-- START --
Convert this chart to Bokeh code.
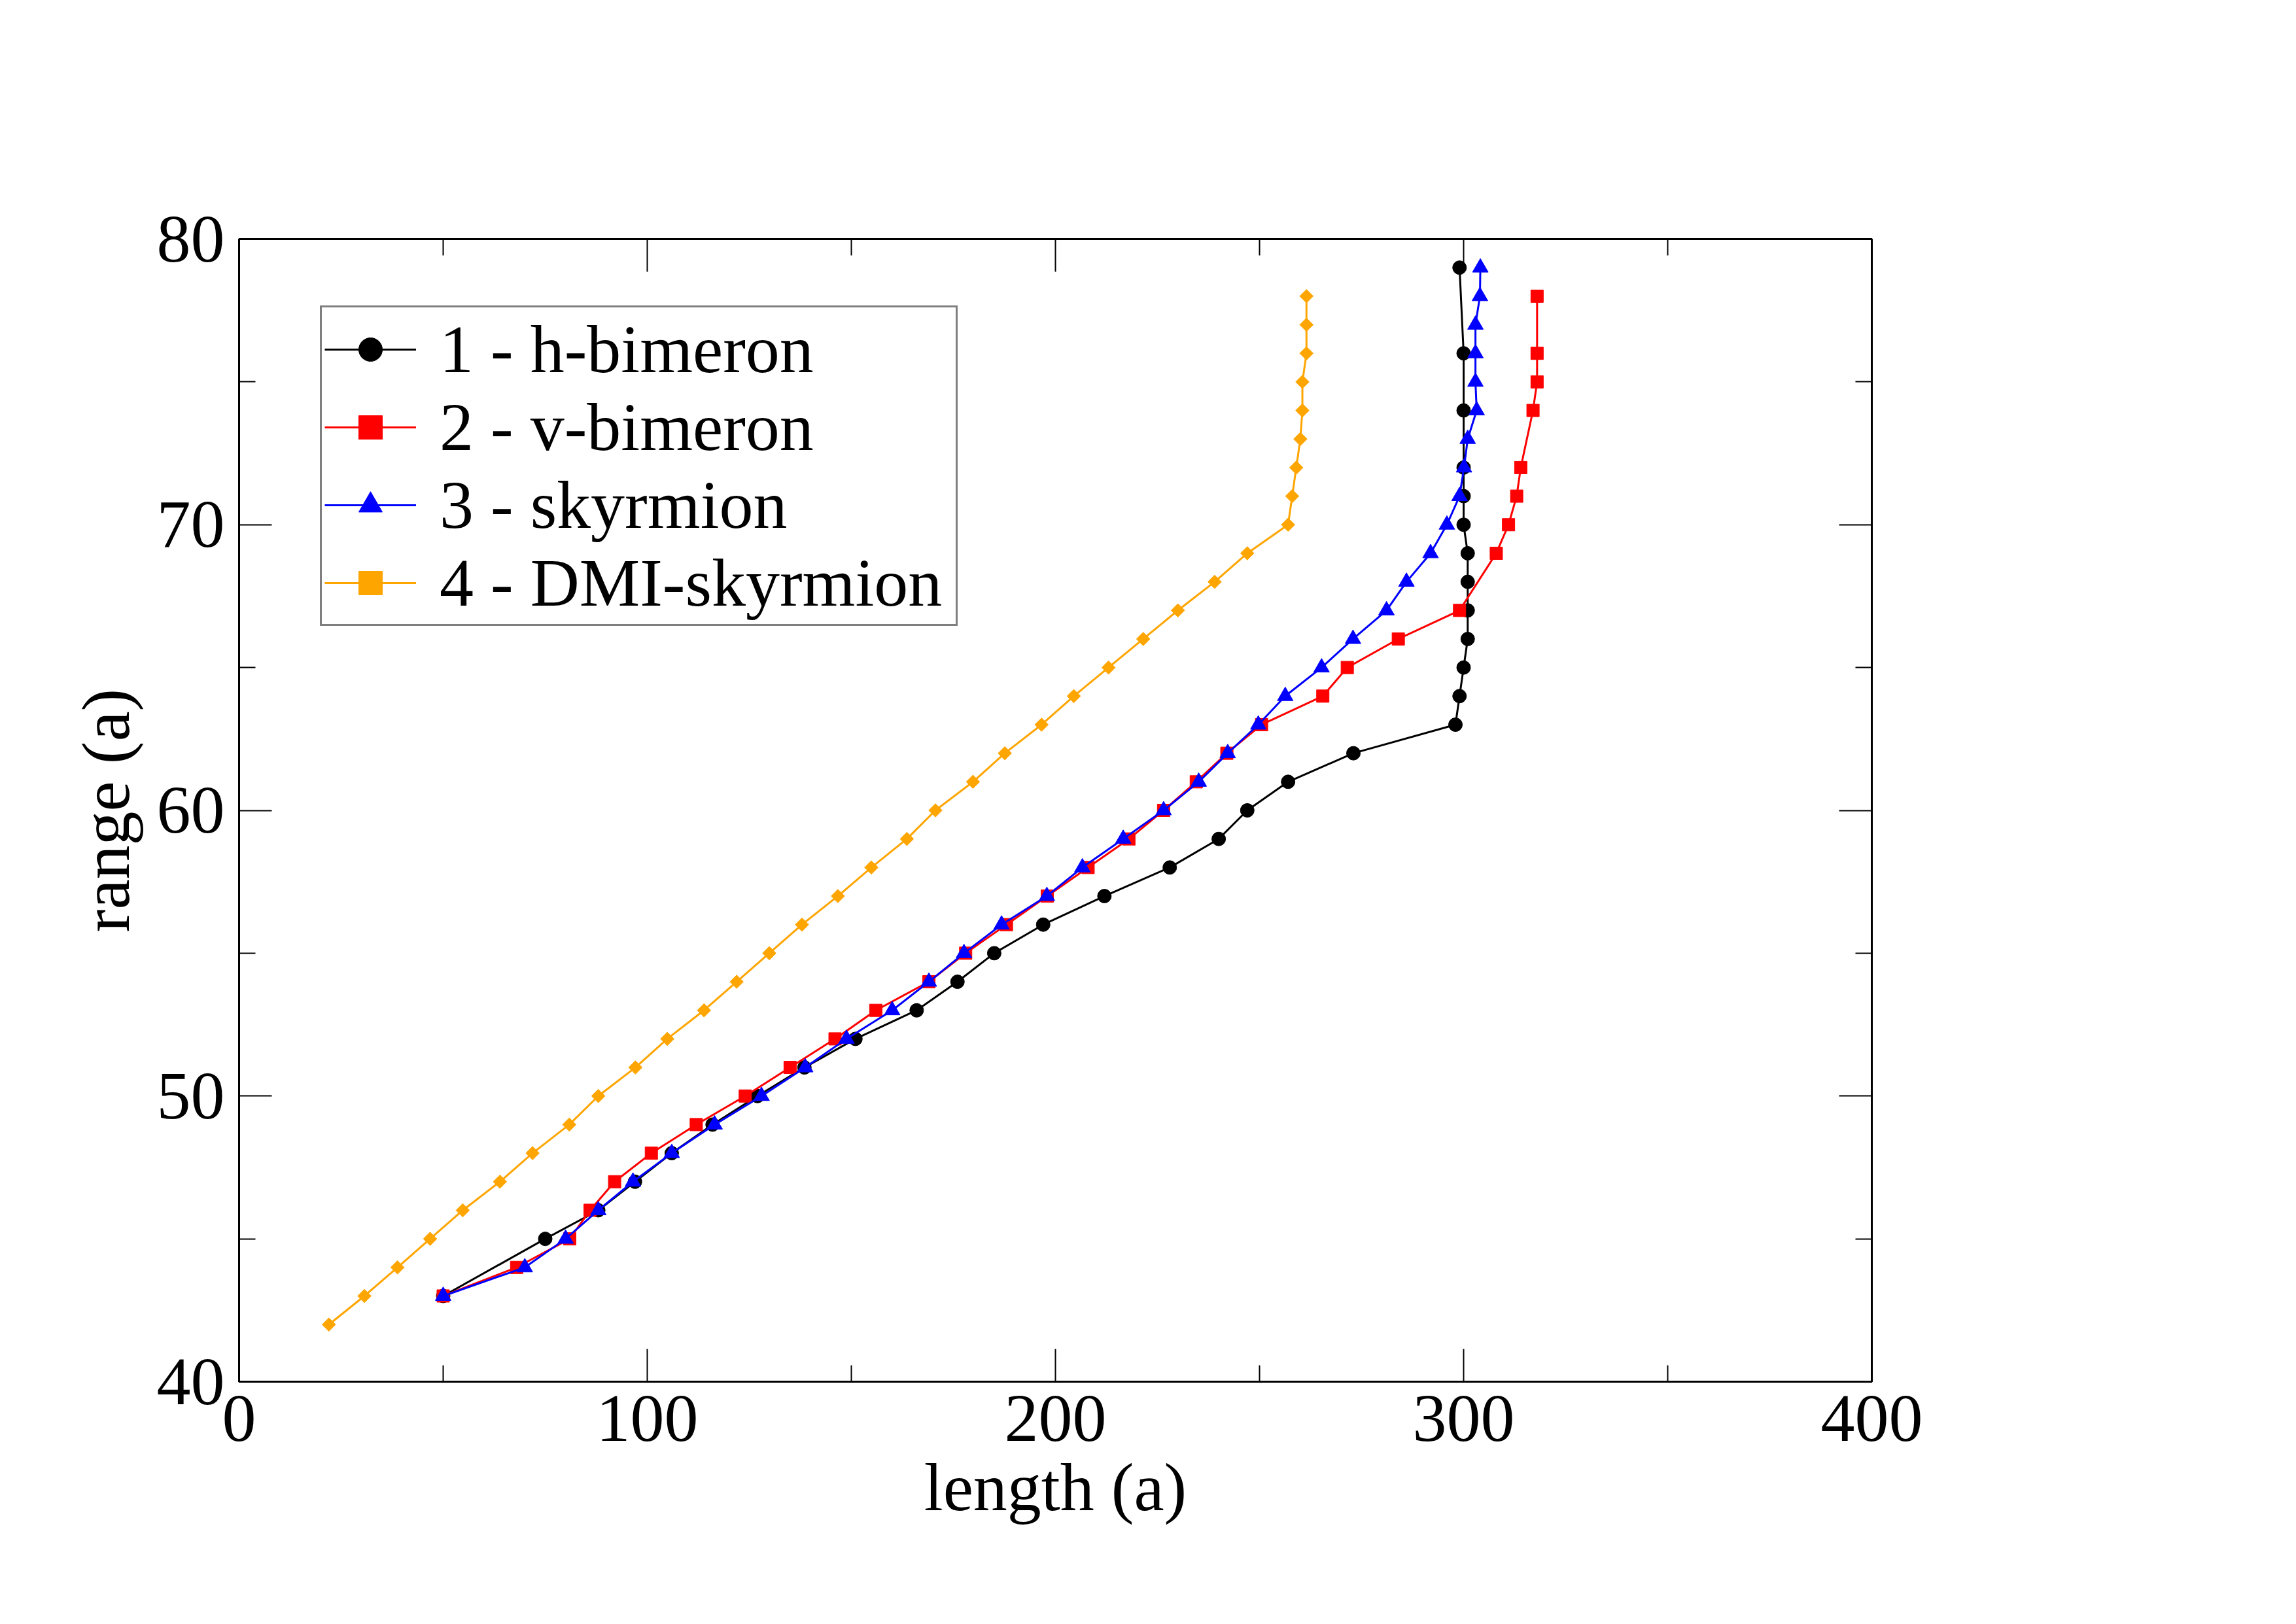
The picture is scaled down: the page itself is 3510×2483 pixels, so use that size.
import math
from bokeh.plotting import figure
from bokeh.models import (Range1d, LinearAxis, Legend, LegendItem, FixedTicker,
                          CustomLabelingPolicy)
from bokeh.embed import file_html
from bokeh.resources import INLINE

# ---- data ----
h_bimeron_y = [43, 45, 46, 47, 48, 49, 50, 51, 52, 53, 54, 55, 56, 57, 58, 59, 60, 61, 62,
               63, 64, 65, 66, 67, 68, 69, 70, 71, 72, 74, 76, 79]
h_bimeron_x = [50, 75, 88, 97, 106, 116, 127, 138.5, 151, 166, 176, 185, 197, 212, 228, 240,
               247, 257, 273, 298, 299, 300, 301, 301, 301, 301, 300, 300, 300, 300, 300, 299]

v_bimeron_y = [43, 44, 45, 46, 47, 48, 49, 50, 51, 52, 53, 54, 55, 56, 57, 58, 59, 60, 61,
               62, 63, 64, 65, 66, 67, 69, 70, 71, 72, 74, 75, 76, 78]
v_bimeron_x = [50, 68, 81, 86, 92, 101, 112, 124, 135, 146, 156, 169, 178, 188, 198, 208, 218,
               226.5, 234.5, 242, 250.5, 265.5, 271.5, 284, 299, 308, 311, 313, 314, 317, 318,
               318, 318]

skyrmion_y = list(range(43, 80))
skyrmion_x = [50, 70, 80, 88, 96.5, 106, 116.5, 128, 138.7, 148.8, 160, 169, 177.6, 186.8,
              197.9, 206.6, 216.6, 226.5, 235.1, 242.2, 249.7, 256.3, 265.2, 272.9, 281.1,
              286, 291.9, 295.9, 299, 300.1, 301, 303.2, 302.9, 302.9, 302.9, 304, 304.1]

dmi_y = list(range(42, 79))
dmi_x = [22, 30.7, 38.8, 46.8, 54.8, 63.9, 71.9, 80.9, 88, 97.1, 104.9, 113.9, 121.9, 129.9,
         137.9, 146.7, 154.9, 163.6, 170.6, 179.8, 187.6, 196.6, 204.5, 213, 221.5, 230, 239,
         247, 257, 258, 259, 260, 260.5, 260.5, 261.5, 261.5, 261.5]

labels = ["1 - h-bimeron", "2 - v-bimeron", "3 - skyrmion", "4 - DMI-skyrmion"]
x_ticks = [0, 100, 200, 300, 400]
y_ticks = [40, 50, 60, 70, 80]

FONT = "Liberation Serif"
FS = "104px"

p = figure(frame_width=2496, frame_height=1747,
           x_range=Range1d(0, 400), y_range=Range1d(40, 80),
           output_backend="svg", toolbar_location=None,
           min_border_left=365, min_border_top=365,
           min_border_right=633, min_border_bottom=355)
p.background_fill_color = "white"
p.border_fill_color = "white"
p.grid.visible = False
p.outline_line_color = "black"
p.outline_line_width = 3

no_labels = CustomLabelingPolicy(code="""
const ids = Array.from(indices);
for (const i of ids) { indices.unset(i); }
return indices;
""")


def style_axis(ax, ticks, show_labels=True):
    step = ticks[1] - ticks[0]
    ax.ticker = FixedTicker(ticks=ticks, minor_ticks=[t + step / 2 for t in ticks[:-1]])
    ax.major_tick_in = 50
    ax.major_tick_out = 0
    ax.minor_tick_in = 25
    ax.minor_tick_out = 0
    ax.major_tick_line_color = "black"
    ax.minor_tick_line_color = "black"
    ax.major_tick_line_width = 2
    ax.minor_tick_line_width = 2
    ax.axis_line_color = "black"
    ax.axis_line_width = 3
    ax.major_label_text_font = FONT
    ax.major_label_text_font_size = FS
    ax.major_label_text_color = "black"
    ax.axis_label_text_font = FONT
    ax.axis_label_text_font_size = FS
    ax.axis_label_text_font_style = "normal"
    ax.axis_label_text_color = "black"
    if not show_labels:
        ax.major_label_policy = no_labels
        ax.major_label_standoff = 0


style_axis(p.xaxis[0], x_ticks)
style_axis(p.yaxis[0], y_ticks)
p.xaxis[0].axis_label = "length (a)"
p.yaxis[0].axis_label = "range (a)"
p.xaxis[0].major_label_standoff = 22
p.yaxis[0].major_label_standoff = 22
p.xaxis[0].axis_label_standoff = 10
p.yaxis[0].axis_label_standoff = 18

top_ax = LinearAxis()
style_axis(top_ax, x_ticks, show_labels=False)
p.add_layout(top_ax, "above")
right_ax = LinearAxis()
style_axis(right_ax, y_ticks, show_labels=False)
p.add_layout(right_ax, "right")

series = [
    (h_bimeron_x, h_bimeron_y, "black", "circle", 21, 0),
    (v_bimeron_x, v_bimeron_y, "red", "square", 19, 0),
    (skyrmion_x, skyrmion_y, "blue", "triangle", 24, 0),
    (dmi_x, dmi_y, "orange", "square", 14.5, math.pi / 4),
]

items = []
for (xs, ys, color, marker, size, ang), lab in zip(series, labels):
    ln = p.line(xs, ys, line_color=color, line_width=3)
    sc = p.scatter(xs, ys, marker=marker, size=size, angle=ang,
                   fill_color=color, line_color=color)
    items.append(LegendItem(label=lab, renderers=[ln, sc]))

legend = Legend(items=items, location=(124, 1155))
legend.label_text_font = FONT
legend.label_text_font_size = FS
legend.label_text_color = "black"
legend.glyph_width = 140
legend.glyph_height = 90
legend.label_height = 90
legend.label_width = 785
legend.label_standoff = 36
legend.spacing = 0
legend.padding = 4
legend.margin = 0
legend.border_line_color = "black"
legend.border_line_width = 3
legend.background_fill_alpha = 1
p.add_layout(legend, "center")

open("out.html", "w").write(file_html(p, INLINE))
-- END --
Exercise brief:
Repeat the material exactly as it reads, without any of its pictures.

Result:
Convert this chart to Bokeh code.
The picture is scaled down: the page itself is 3510×2483 pixels, so use that size.
import math
from bokeh.plotting import figure
from bokeh.models import (Range1d, LinearAxis, Legend, LegendItem, FixedTicker,
                          CustomLabelingPolicy)
from bokeh.embed import file_html
from bokeh.resources import INLINE

# ---- data ----
h_bimeron_y = [43, 45, 46, 47, 48, 49, 50, 51, 52, 53, 54, 55, 56, 57, 58, 59, 60, 61, 62,
               63, 64, 65, 66, 67, 68, 69, 70, 71, 72, 74, 76, 79]
h_bimeron_x = [50, 75, 88, 97, 106, 116, 127, 138.5, 151, 166, 176, 185, 197, 212, 228, 240,
               247, 257, 273, 298, 299, 300, 301, 301, 301, 301, 300, 300, 300, 300, 300, 299]

v_bimeron_y = [43, 44, 45, 46, 47, 48, 49, 50, 51, 52, 53, 54, 55, 56, 57, 58, 59, 60, 61,
               62, 63, 64, 65, 66, 67, 69, 70, 71, 72, 74, 75, 76, 78]
v_bimeron_x = [50, 68, 81, 86, 92, 101, 112, 124, 135, 146, 156, 169, 178, 188, 198, 208, 218,
               226.5, 234.5, 242, 250.5, 265.5, 271.5, 284, 299, 308, 311, 313, 314, 317, 318,
               318, 318]

skyrmion_y = list(range(43, 80))
skyrmion_x = [50, 70, 80, 88, 96.5, 106, 116.5, 128, 138.7, 148.8, 160, 169, 177.6, 186.8,
              197.9, 206.6, 216.6, 226.5, 235.1, 242.2, 249.7, 256.3, 265.2, 272.9, 281.1,
              286, 291.9, 295.9, 299, 300.1, 301, 303.2, 302.9, 302.9, 302.9, 304, 304.1]

dmi_y = list(range(42, 79))
dmi_x = [22, 30.7, 38.8, 46.8, 54.8, 63.9, 71.9, 80.9, 88, 97.1, 104.9, 113.9, 121.9, 129.9,
         137.9, 146.7, 154.9, 163.6, 170.6, 179.8, 187.6, 196.6, 204.5, 213, 221.5, 230, 239,
         247, 257, 258, 259, 260, 260.5, 260.5, 261.5, 261.5, 261.5]

labels = ["1 - h-bimeron", "2 - v-bimeron", "3 - skyrmion", "4 - DMI-skyrmion"]
x_ticks = [0, 100, 200, 300, 400]
y_ticks = [40, 50, 60, 70, 80]

FONT = "Liberation Serif"
FS = "104px"

p = figure(frame_width=2496, frame_height=1747,
           x_range=Range1d(0, 400), y_range=Range1d(40, 80),
           output_backend="svg", toolbar_location=None,
           min_border_left=365, min_border_top=365,
           min_border_right=633, min_border_bottom=355)
p.background_fill_color = "white"
p.border_fill_color = "white"
p.grid.visible = False
p.outline_line_color = "black"
p.outline_line_width = 3

no_labels = CustomLabelingPolicy(code="""
const ids = Array.from(indices);
for (const i of ids) { indices.unset(i); }
return indices;
""")


def style_axis(ax, ticks, show_labels=True):
    step = ticks[1] - ticks[0]
    ax.ticker = FixedTicker(ticks=ticks, minor_ticks=[t + step / 2 for t in ticks[:-1]])
    ax.major_tick_in = 50
    ax.major_tick_out = 0
    ax.minor_tick_in = 25
    ax.minor_tick_out = 0
    ax.major_tick_line_color = "black"
    ax.minor_tick_line_color = "black"
    ax.major_tick_line_width = 2
    ax.minor_tick_line_width = 2
    ax.axis_line_color = "black"
    ax.axis_line_width = 3
    ax.major_label_text_font = FONT
    ax.major_label_text_font_size = FS
    ax.major_label_text_color = "black"
    ax.axis_label_text_font = FONT
    ax.axis_label_text_font_size = FS
    ax.axis_label_text_font_style = "normal"
    ax.axis_label_text_color = "black"
    if not show_labels:
        ax.major_label_policy = no_labels
        ax.major_label_standoff = 0


style_axis(p.xaxis[0], x_ticks)
style_axis(p.yaxis[0], y_ticks)
p.xaxis[0].axis_label = "length (a)"
p.yaxis[0].axis_label = "range (a)"
p.xaxis[0].major_label_standoff = 22
p.yaxis[0].major_label_standoff = 22
p.xaxis[0].axis_label_standoff = 10
p.yaxis[0].axis_label_standoff = 18

top_ax = LinearAxis()
style_axis(top_ax, x_ticks, show_labels=False)
p.add_layout(top_ax, "above")
right_ax = LinearAxis()
style_axis(right_ax, y_ticks, show_labels=False)
p.add_layout(right_ax, "right")

series = [
    (h_bimeron_x, h_bimeron_y, "black", "circle", 21, 0),
    (v_bimeron_x, v_bimeron_y, "red", "square", 19, 0),
    (skyrmion_x, skyrmion_y, "blue", "triangle", 24, 0),
    (dmi_x, dmi_y, "orange", "square", 14.5, math.pi / 4),
]

items = []
for (xs, ys, color, marker, size, ang), lab in zip(series, labels):
    ln = p.line(xs, ys, line_color=color, line_width=3)
    sc = p.scatter(xs, ys, marker=marker, size=size, angle=ang,
                   fill_color=color, line_color=color)
    items.append(LegendItem(label=lab, renderers=[ln, sc]))

legend = Legend(items=items, location=(124, 1155))
legend.label_text_font = FONT
legend.label_text_font_size = FS
legend.label_text_color = "black"
legend.glyph_width = 140
legend.glyph_height = 90
legend.label_height = 90
legend.label_width = 785
legend.label_standoff = 36
legend.spacing = 0
legend.padding = 4
legend.margin = 0
legend.border_line_color = "black"
legend.border_line_width = 3
legend.background_fill_alpha = 1
p.add_layout(legend, "center")

open("out.html", "w").write(file_html(p, INLINE))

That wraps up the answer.